Less than half an hour later, Mitch is very upset once again. Amy has been rude to a guest – the female executive from Universal, it seems, who offered Amy food.
Our whole table is upside down as Mitch scowls at his daughter, who looks at him, upset, waiting for a sign of his obvious disapproval.
Amy finally walks away, looking like a little girl who is being punished by being sent to the corner. She comes over to me, hugging me as she starts to cry. ‘I need to go right now,’ she murmurs, in between tears. ‘My Daddy wants me to go.
I have been a bad girl.
I drank too much …’
She is obviously extremely upset and leans against me as she weeps. I try to calm her down, commenting that all of us do many things ‘too much’ at one time or another, like eating and drinking, and the mature thing is to deal with it and move on.
As Mitch passes by, I almost force Amy to face him. ‘Your father loves you very much!’ I add, as I urge her
towards him. She is sobbing. Mitch still looks very angry. Even when we go outside to take my birthday photographs, he is reluctant to hug his daughter or do anything that might signal his approval. She hugs me instead – tightly.
She needs to be loved and approved of. But as Mitch says to me later that night: ‘I
can’t
approve [of] her addiction and drinking. She should know that.’
And frankly – he has a point.
On the way out of the restaurant Amy, who has been clutching a deck of tarot cards the whole evening, stops me. She sits herself down at a table near the entrance and starts shuffling the cards.
Amy explains that her Nana Cynthia knew how to ‘do it’.

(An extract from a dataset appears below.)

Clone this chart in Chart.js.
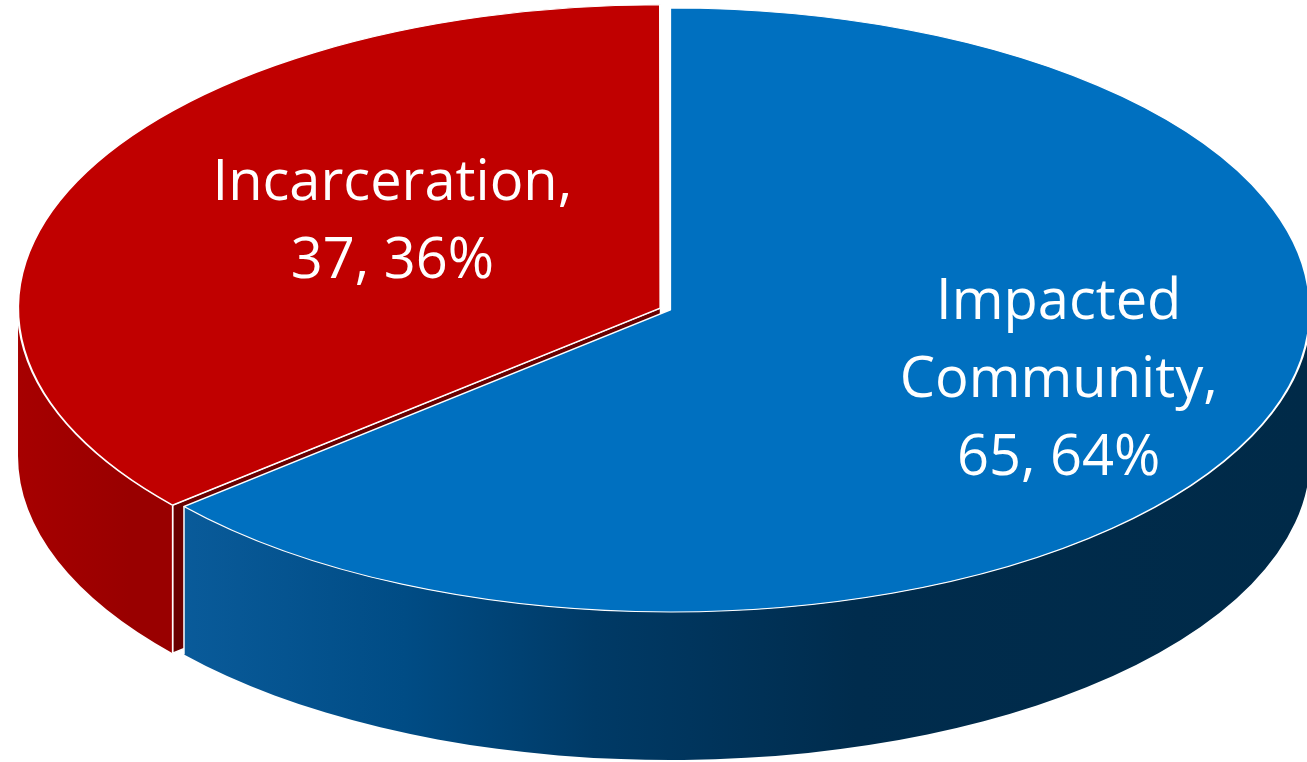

‘To read the future?’ I query.
‘Yes,’ Amy says. ‘Cynthia knew …’
‘I heard about your grandma Cynthia and how close you were,’ I comment.
‘Yes,’ Amy replies. ‘I miss Cynthia.’
Both Mitch and Janis have spoken at length about Cynthia and her influence on their daughter. I recall Mitch saying that Amy’s behaviour and attitude began to noticeably deteriorate after his mother’s death in 2006.